Foundations of Outcome-Based Reinforcement Learning: from Language Model Alignment to Reasoning
Speaker:
Mr. Zeyu JIA
Department of Electrical Engineering and Computer Science
MIT
Title: Foundations of Outcome-Based Reinforcement Learning: from Language Model Alignment to Reasoning
Date: Monday, 19 January 2026
Time: 9:30am - 10:30am
Join Zoom Meeting:
https://hkust.zoom.us/j/93833595480?pwd=zyGqwJJJcFpb4PDP41h9MHYABilcIg.1
Meeting ID: 938 3359 5480
Passcode: 825573
Abstract:
A central question in reinforcement learning for complex reasoning tasks is how feedback should be provided: should learning rely on fine-grained, step-by-step supervision (process supervision), or only on evaluations of final outcomes (outcome supervision)? Conventional wisdom holds that outcome-based supervision is inherently more difficult, due to trajectory-level coverage challenges, motivating substantial effort to collect detailed process annotations.
In this talk, I offer two complementary perspectives that revisit this assumption. First, in the offline setting, I introduce a transformation algorithm that converts outcome-supervision data into process-supervision data, and show through its analysis that, under standard coverage assumptions, outcome supervision is statistically no more difficult than process supervision. This result suggests that observed performance gaps arise from algorithmic limitations rather than fundamental statistical barriers. In addition, our results provide a finer-grained analysis of the Direct Policy Optimization (DPO) algorithm.
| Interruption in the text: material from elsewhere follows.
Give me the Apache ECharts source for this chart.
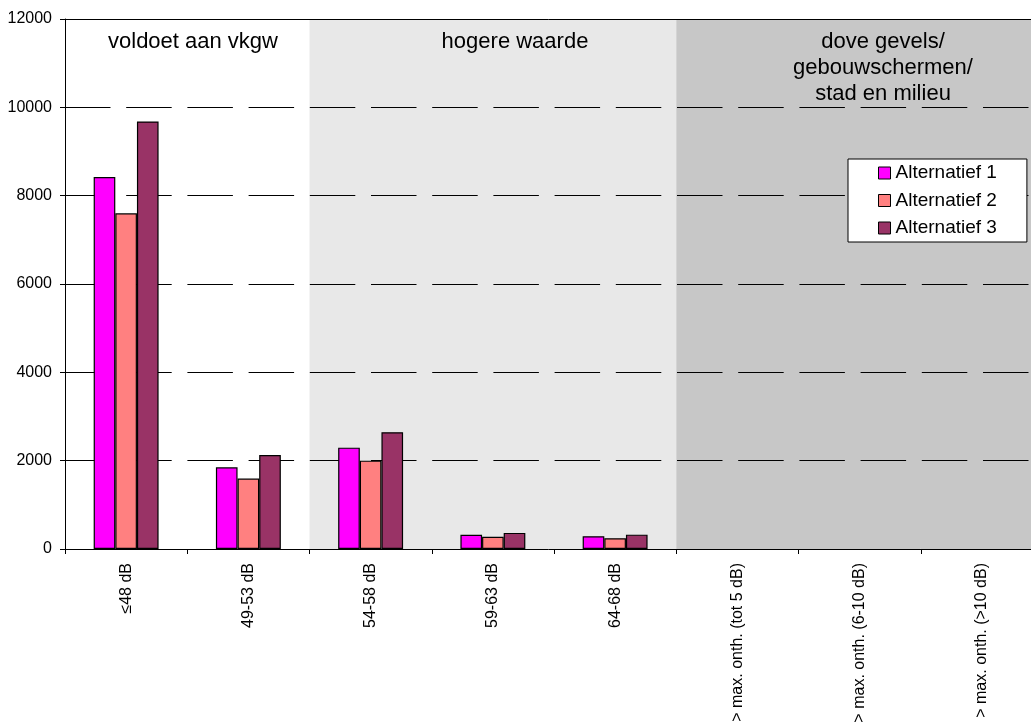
<!DOCTYPE html>
<html>
<head>
<meta charset="utf-8">
<script src="https://cdn.jsdelivr.net/npm/echarts@6/dist/echarts.min.js"></script>
<style>
  html, body { margin: 0; padding: 0; background: #ffffff; }
  #chart { width: 1031px; height: 724px; }
</style>
</head>
<body>
<div id="chart"></div>
<script>
// Noise classes (dB) and number of dwellings per alternative
const categories = [
  '≤48 dB', '49-53 dB', '54-58 dB', '59-63 dB', '64-68 dB',
  '> max. onth. (tot 5 dB)', '> max. onth. (6-10 dB)', '> max. onth. (>10 dB)'
];
const seriesNames = ['Alternatief 1', 'Alternatief 2', 'Alternatief 3'];
const alternatief1 = [8420, 1850, 2295, 320, 290, null, null, null];
const alternatief2 = [7600, 1595, 2000, 275, 245, null, null, null];
const alternatief3 = [9680, 2130, 2645, 365, 325, null, null, null];
const yTicks = { min: 0, max: 12000, step: 2000 };

// Background zones per category and the zone captions
const zoneFills = ['#ffffff', '#ffffff', '#e8e8e8', '#e8e8e8', '#e8e8e8', '#c7c7c7', '#c7c7c7', '#c7c7c7'];
const zoneCaptions = ['voldoet aan vkgw', 'hogere waarde', 'dove gevels/\ngebouwschermen/\nstad en milieu'];

const FONT = "'Liberation Sans', Arial, sans-serif";
const colors = ['#ff00ff', '#ff8080', '#993366'];
const values = [alternatief1, alternatief2, alternatief3];

const chart = echarts.init(document.getElementById('chart'), null, { renderer: 'canvas' });

function caption(text, x) {
  return {
    type: 'text',
    x: x,
    y: 29,
    z: 100,
    silent: true,
    style: {
      text: text,
      fontSize: 22,
      fontFamily: FONT,
      lineHeight: 26,
      fill: '#000',
      align: 'center',
      verticalAlign: 'top'
    }
  };
}

const option = {
  animation: false,
  backgroundColor: '#ffffff',
  textStyle: { fontFamily: FONT, color: '#000' },
  // plot runs a little past the right edge of the page; labels may overflow
  grid: { left: 65, top: 19, width: 978, height: 530, containLabel: false, outerBoundsMode: 'none' },
  xAxis: [
    {
      type: 'category',
      data: categories,
      boundaryGap: true,
      z: 0,
      axisLine: { show: true, lineStyle: { color: '#000', width: 1 } },
      axisTick: { show: true, inside: false, length: 5, alignWithLabel: false, interval: 0, lineStyle: { color: '#000' } },
      axisLabel: { interval: 0, rotate: 90, margin: 14, fontSize: 16, color: '#000', fontFamily: FONT },
      splitLine: { show: false },
      splitArea: { show: true, interval: 0, areaStyle: { color: zoneFills } }
    },
    {
      // frame line along the top of the plot
      type: 'category',
      data: categories,
      position: 'top',
      z: 3,
      axisLine: { show: true, onZero: false, lineStyle: { color: '#000', width: 1 } },
      axisTick: { show: false },
      axisLabel: { show: false },
      splitLine: { show: false }
    }
  ],
  yAxis: {
    type: 'value',
    min: yTicks.min,
    max: yTicks.max,
    interval: yTicks.step,
    z: 1,
    axisLine: { show: true, lineStyle: { color: '#000', width: 1 } },
    axisTick: { show: true, inside: false, length: 5, lineStyle: { color: '#000' } },
    axisLabel: { margin: 13, fontSize: 16, color: '#000', fontFamily: FONT, formatter: v => String(v) },
    splitLine: { show: true, lineStyle: { color: '#000', width: 1, type: [45.5, 15.7], dashOffset: 0 } }
  },
  legend: {
    orient: 'vertical',
    left: 848,
    top: 159,
    z: 10,
    data: seriesNames,
    icon: 'rect',
    itemWidth: 12,
    itemHeight: 12,
    itemGap: 8.5,
    padding: [4.5, 30, 4.5, 30],
    backgroundColor: '#ffffff',
    borderColor: '#000',
    borderWidth: 1,
    borderRadius: 0,
    itemStyle: { borderColor: '#000', borderWidth: 1 },
    textStyle: { fontSize: 19, lineHeight: 19, color: '#000', fontFamily: FONT, padding: 0 }
  },
  series: seriesNames.map((name, i) => ({
    name: name,
    type: 'bar',
    data: values[i],
    barWidth: '17.7%',
    barGap: '0%',
    z: 2,
    itemStyle: { color: colors[i], borderColor: '#000', borderWidth: 1.2 },
    emphasis: { disabled: true }
  })),
  graphic: {
    elements: [
      caption(zoneCaptions[0], 193),
      caption(zoneCaptions[1], 515),
      caption(zoneCaptions[2], 883)
    ]
  }
};

chart.setOption(option);
</script>
</body>
</html>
Second, I turn to the online setting and present provably sample-efficient algorithms that achieve strong performance guarantees using only trajectory-level feedback. At the same time, I identify sharp separations: there exist classes of MDPs in which outcome-based feedback incurs an exponential disadvantage relative to step-level supervision. These results precisely characterize when—and why—process supervision is genuinely necessary.
I conclude by outlining my broader research vision for the role of reinforcement learning in the age of large language models.
Biography:
Zeyu Jia is a final-year PhD student in the Department of Electrical Engineering and Computer Science at MIT, where he is affiliated with the Laboratory for Information and Decision Systems (LIDS). Prior to joining MIT, he received his bachelor's degree from the School of Mathematical Sciences at Peking University. His research interests include machine learning theory, with a focus on reinforcement learning, statistics, and information theory.